Provided data |
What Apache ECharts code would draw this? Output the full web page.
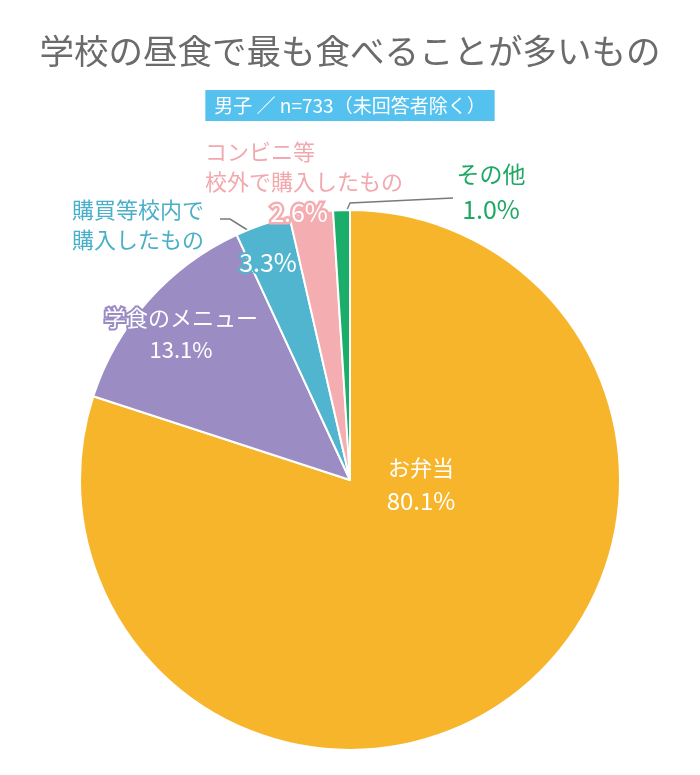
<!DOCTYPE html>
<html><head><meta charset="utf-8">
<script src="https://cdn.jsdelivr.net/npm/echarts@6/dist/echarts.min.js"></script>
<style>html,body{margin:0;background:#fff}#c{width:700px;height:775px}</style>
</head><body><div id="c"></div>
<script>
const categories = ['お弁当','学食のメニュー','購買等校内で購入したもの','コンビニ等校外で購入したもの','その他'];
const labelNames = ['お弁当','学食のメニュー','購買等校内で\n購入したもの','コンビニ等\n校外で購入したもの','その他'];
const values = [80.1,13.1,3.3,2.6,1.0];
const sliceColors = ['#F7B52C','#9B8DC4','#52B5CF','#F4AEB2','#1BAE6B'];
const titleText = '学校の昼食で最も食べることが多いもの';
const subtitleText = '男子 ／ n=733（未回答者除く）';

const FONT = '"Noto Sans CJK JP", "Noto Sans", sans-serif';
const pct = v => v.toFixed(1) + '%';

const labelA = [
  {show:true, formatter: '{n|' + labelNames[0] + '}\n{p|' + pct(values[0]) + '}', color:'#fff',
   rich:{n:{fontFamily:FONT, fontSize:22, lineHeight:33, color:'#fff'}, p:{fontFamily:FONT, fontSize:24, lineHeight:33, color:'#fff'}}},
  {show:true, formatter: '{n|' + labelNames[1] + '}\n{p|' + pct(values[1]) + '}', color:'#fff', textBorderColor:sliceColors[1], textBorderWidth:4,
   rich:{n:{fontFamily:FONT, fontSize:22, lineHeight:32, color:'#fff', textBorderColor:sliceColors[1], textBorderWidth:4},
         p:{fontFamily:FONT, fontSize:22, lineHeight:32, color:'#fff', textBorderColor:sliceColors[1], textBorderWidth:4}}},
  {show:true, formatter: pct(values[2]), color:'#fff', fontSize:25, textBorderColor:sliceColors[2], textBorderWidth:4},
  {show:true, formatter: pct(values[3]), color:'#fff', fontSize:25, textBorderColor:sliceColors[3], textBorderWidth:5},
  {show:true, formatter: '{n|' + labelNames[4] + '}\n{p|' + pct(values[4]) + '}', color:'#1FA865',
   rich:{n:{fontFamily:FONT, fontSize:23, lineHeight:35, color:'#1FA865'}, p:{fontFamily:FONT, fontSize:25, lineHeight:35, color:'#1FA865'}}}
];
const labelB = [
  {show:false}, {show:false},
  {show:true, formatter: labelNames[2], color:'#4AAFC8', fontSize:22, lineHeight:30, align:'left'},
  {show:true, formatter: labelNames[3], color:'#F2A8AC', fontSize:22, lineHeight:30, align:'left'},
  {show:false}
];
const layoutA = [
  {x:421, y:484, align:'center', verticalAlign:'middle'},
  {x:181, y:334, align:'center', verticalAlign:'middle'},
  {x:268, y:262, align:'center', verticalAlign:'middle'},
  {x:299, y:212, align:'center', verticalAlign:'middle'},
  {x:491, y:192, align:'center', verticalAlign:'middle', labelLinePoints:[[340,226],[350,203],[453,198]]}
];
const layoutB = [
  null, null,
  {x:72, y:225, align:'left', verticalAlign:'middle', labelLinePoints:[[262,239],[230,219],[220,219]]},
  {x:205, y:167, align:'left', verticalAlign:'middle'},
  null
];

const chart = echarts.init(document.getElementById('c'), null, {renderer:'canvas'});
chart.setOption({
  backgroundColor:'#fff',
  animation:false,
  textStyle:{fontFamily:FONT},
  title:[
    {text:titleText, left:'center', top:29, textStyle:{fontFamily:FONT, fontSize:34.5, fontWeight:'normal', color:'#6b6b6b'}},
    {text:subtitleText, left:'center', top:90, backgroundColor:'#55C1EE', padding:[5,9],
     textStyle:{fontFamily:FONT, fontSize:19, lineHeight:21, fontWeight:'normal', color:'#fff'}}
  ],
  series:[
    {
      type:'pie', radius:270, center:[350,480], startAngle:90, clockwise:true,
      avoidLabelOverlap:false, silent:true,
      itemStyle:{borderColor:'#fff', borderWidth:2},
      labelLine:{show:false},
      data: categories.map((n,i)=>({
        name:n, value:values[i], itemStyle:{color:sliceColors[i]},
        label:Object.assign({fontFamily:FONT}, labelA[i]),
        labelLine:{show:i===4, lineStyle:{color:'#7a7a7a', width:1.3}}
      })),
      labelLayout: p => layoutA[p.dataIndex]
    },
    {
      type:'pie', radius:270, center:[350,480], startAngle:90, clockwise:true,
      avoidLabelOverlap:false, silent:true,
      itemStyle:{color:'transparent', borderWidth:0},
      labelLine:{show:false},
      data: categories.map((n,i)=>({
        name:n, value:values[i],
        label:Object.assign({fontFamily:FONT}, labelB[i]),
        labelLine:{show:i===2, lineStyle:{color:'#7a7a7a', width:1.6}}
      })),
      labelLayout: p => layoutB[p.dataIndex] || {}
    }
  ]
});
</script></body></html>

What is expected | Write out each line again precisely as it appears, skipping every picture.

Solution to the exercise |
What Apache ECharts code would draw this? Output the full web page.
<!DOCTYPE html>
<html><head><meta charset="utf-8">
<script src="https://cdn.jsdelivr.net/npm/echarts@6/dist/echarts.min.js"></script>
<style>html,body{margin:0;background:#fff}#c{width:700px;height:775px}</style>
</head><body><div id="c"></div>
<script>
const categories = ['お弁当','学食のメニュー','購買等校内で購入したもの','コンビニ等校外で購入したもの','その他'];
const labelNames = ['お弁当','学食のメニュー','購買等校内で\n購入したもの','コンビニ等\n校外で購入したもの','その他'];
const values = [80.1,13.1,3.3,2.6,1.0];
const sliceColors = ['#F7B52C','#9B8DC4','#52B5CF','#F4AEB2','#1BAE6B'];
const titleText = '学校の昼食で最も食べることが多いもの';
const subtitleText = '男子 ／ n=733（未回答者除く）';

const FONT = '"Noto Sans CJK JP", "Noto Sans", sans-serif';
const pct = v => v.toFixed(1) + '%';

const labelA = [
  {show:true, formatter: '{n|' + labelNames[0] + '}\n{p|' + pct(values[0]) + '}', color:'#fff',
   rich:{n:{fontFamily:FONT, fontSize:22, lineHeight:33, color:'#fff'}, p:{fontFamily:FONT, fontSize:24, lineHeight:33, color:'#fff'}}},
  {show:true, formatter: '{n|' + labelNames[1] + '}\n{p|' + pct(values[1]) + '}', color:'#fff', textBorderColor:sliceColors[1], textBorderWidth:4,
   rich:{n:{fontFamily:FONT, fontSize:22, lineHeight:32, color:'#fff', textBorderColor:sliceColors[1], textBorderWidth:4},
         p:{fontFamily:FONT, fontSize:22, lineHeight:32, color:'#fff', textBorderColor:sliceColors[1], textBorderWidth:4}}},
  {show:true, formatter: pct(values[2]), color:'#fff', fontSize:25, textBorderColor:sliceColors[2], textBorderWidth:4},
  {show:true, formatter: pct(values[3]), color:'#fff', fontSize:25, textBorderColor:sliceColors[3], textBorderWidth:5},
  {show:true, formatter: '{n|' + labelNames[4] + '}\n{p|' + pct(values[4]) + '}', color:'#1FA865',
   rich:{n:{fontFamily:FONT, fontSize:23, lineHeight:35, color:'#1FA865'}, p:{fontFamily:FONT, fontSize:25, lineHeight:35, color:'#1FA865'}}}
];
const labelB = [
  {show:false}, {show:false},
  {show:true, formatter: labelNames[2], color:'#4AAFC8', fontSize:22, lineHeight:30, align:'left'},
  {show:true, formatter: labelNames[3], color:'#F2A8AC', fontSize:22, lineHeight:30, align:'left'},
  {show:false}
];
const layoutA = [
  {x:421, y:484, align:'center', verticalAlign:'middle'},
  {x:181, y:334, align:'center', verticalAlign:'middle'},
  {x:268, y:262, align:'center', verticalAlign:'middle'},
  {x:299, y:212, align:'center', verticalAlign:'middle'},
  {x:491, y:192, align:'center', verticalAlign:'middle', labelLinePoints:[[340,226],[350,203],[453,198]]}
];
const layoutB = [
  null, null,
  {x:72, y:225, align:'left', verticalAlign:'middle', labelLinePoints:[[262,239],[230,219],[220,219]]},
  {x:205, y:167, align:'left', verticalAlign:'middle'},
  null
];

const chart = echarts.init(document.getElementById('c'), null, {renderer:'canvas'});
chart.setOption({
  backgroundColor:'#fff',
  animation:false,
  textStyle:{fontFamily:FONT},
  title:[
    {text:titleText, left:'center', top:29, textStyle:{fontFamily:FONT, fontSize:34.5, fontWeight:'normal', color:'#6b6b6b'}},
    {text:subtitleText, left:'center', top:90, backgroundColor:'#55C1EE', padding:[5,9],
     textStyle:{fontFamily:FONT, fontSize:19, lineHeight:21, fontWeight:'normal', color:'#fff'}}
  ],
  series:[
    {
      type:'pie', radius:270, center:[350,480], startAngle:90, clockwise:true,
      avoidLabelOverlap:false, silent:true,
      itemStyle:{borderColor:'#fff', borderWidth:2},
      labelLine:{show:false},
      data: categories.map((n,i)=>({
        name:n, value:values[i], itemStyle:{color:sliceColors[i]},
        label:Object.assign({fontFamily:FONT}, labelA[i]),
        labelLine:{show:i===4, lineStyle:{color:'#7a7a7a', width:1.3}}
      })),
      labelLayout: p => layoutA[p.dataIndex]
    },
    {
      type:'pie', radius:270, center:[350,480], startAngle:90, clockwise:true,
      avoidLabelOverlap:false, silent:true,
      itemStyle:{color:'transparent', borderWidth:0},
      labelLine:{show:false},
      data: categories.map((n,i)=>({
        name:n, value:values[i],
        label:Object.assign({fontFamily:FONT}, labelB[i]),
        labelLine:{show:i===2, lineStyle:{color:'#7a7a7a', width:1.6}}
      })),
      labelLayout: p => layoutB[p.dataIndex] || {}
    }
  ]
});
</script></body></html>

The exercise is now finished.